If you asked any long-term or die-hard American Association fan if they could imagine the league without the Winnipeg Goldeyes, they would probably scoff, “Yeah, right,” and go on their way. Unfortunately, it may be a possibility sooner rather than later.
Sam Katz, former mayor of Winnipeg and owner of the Fish, has been at odds with the Winnipeg City Council for five years over getting an new lease agreement. Now backs are against the proverbial wall as the American Association is requiring the team to have a lease agreement in place now and for the next five years. The Goldeyes have leased Shaw Park, their home since 1999, through 2023. Math: 2023 is less than five years from 2020. And when does the lease need to be in hand? Katz says in October.
Right now, Katz and the ownership group are leasing the stadium and the surrounding parking lot for $1 a year. The new lease offered by the city, who has asked for the books and bank papers from the ownership group, is a 15-year lease at $75,000 per year for the first five years, $85,000 per year for the second portion of five years, and $95,000 per year for the final five years. The city would also get revenue from use of the parking lot while the team gets entertainment rebates throughout the lease.
Funny thing: Katz and his ownership group has brought baseball back to Canada’s capital city. The stadium lease for the new team, who will be a part of the existing Frontier League, is $125,000 per year, plus applicable taxes. Katz says that he has no intention of moving the Goldeyes to Ottawa, but that it’s in the hands of the city council. A classic ownership move.

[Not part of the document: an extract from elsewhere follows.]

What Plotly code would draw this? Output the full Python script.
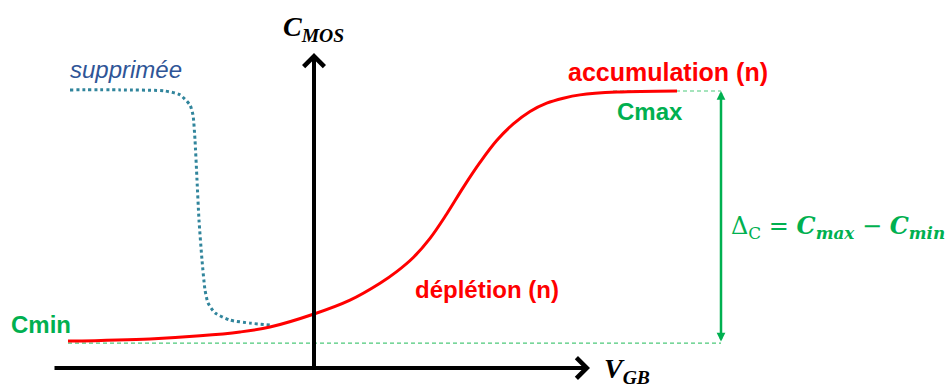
import plotly.graph_objects as go

# ---- data (arbitrary units: V_GB horizontally, C_MOS vertically, C_max = 1) ----
red_v = [-4.92, -3.28, -2.28, -1.48, -0.88, 0.0, 0.72, 1.32, 1.654, 1.986, 2.32, 2.654,
         2.986, 3.32, 3.654, 3.986, 4.32, 4.654, 4.986, 5.32, 6.06, 7.26]
red_c = [0.097, 0.105, 0.116, 0.130, 0.148, 0.195, 0.245, 0.306, 0.348, 0.399, 0.468, 0.556,
         0.652, 0.742, 0.821, 0.881, 0.926, 0.956, 0.974, 0.986, 0.996, 1.0]

sup_v = [-4.88, -3.88, -2.98, -2.68, -2.48, -2.42, -2.38, -2.34, -2.30, -2.24, -2.18,
         -2.12, -1.98, -1.68, -1.28, -0.88]
sup_c = [1.004, 1.004, 1.0, 0.986, 0.949, 0.913, 0.823, 0.679, 0.534, 0.390, 0.282,
         0.235, 0.199, 0.173, 0.162, 0.155]

C_MIN = 0.09
C_MAX = 1.0
V_START = -4.92
V_DELTA = 8.14
V_CMAX_LINE = 5.98

X_AXIS_EXTENT = [-5.22, 5.52]
Y_AXIS_TOP = 1.137

X_RANGE = [-6.28, 12.66]
Y_RANGE = [-0.0614, 1.3285]

RED = "#FF0000"
GREEN = "#00B050"
BLUE_DOT = "#31859C"
BLUE_TXT = "#2F5597"

fig = go.Figure()

# dashed green reference lines
fig.add_trace(go.Scatter(x=[V_START, V_DELTA], y=[C_MIN, C_MIN], mode="lines",
                         line=dict(color="#4CC97A", width=1.2, dash="4px,3px"),
                         hoverinfo="skip"))
fig.add_trace(go.Scatter(x=[V_CMAX_LINE, V_DELTA], y=[C_MAX, C_MAX], mode="lines",
                         line=dict(color="#4CC97A", width=1.2, dash="4px,3px"),
                         hoverinfo="skip"))

# suppressed curve (dotted)
fig.add_trace(go.Scatter(x=sup_v, y=sup_c, mode="lines",
                         line=dict(color=BLUE_DOT, width=3, dash="3px,3px", shape="spline",
                                   smoothing=0.6),
                         hoverinfo="skip"))

# main C-V curve
fig.add_trace(go.Scatter(x=red_v, y=red_c, mode="lines",
                         line=dict(color=RED, width=3, shape="spline", smoothing=1.0),
                         hoverinfo="skip"))

annotations = []
# axes as arrows
annotations.append(dict(x=X_AXIS_EXTENT[1], y=0, ax=X_AXIS_EXTENT[0], ay=0,
                        xref="x", yref="y", axref="x", ayref="y", text="",
                        showarrow=True, arrowhead=4, arrowsize=1, arrowwidth=4,
                        arrowcolor="black"))
annotations.append(dict(x=0, y=Y_AXIS_TOP, ax=0, ay=0,
                        xref="x", yref="y", axref="x", ayref="y", text="",
                        showarrow=True, arrowhead=4, arrowsize=1, arrowwidth=4,
                        arrowcolor="black"))
# delta-C double arrow
annotations.append(dict(x=V_DELTA, y=C_MAX, ax=V_DELTA, ay=C_MIN,
                        xref="x", yref="y", axref="x", ayref="y", text="",
                        showarrow=True, arrowhead=2, startarrowhead=2, arrowside="end+start",
                        arrowsize=0.7, startarrowsize=0.7, arrowwidth=2.5,
                        arrowcolor=GREEN))

sans = "Liberation Sans, Arial, sans-serif"
serif = "Liberation Serif, DejaVu Serif, serif"
wide_serif = "DejaVu Serif, serif"

def label(x, y, text, color, size, family=sans, xanchor="center"):
    annotations.append(dict(x=x, y=y, xref="x", yref="y", text=text, showarrow=False,
                            font=dict(color=color, size=size, family=family),
                            xanchor=xanchor, yanchor="middle"))

label(-3.76, 1.076, "<i>supprimée</i>", BLUE_TXT, 24)
label(7.08, 1.069, "<b>accumulation (n)</b>", RED, 25)
label(6.72, 0.925, "<b>Cmax</b>", GREEN, 24)
label(3.46, 0.284, "<b>déplétion (n)</b>", RED, 24)
label(-5.46, 0.156, "<b>Cmin</b>", GREEN, 24)
label(10.48, 0.51,
      "Δ<sub>C</sub> = <b><i>C</i></b><sub><b><i>max</i></b></sub> − "
      "<b><i>C</i></b><sub><b><i>min</i></b></sub>", GREEN, 24, wide_serif)
label(-0.02, 1.225, "<b><i>C</i></b><sub><b><i>MOS</i></b></sub>", "black", 28, serif)
label(6.26, -0.01, "<b><i>V</i></b><sub><b><i>GB</i></b></sub>", "black", 28, serif)

fig.update_layout(
    width=947, height=385,
    margin=dict(l=0, r=0, t=0, b=0),
    paper_bgcolor="white", plot_bgcolor="white",
    showlegend=False,
    xaxis=dict(range=X_RANGE, visible=False, fixedrange=True),
    yaxis=dict(range=Y_RANGE, visible=False, fixedrange=True),
    annotations=annotations,
)

fig.write_html("out.html", config={"displayModeBar": False},
               post_script="document.body.style.margin='0';document.body.style.overflow='hidden';")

Goldeyes fans have enjoyed baseball in Winnipeg since 1994 when the team was born into the now-defunct Northern League. After the 2010 season, the Fish then joined other previous Northern League teams by breaking away and joining the American Association. Their fans travel very well, especially to Fargo metro area, when their team comes to play the rival Fargo-Moorhead RedHawks. To have the Goldeyes removed from the American Association would have a far-reaching effect on the league, and ownership is putting the fans in the middle of the issue.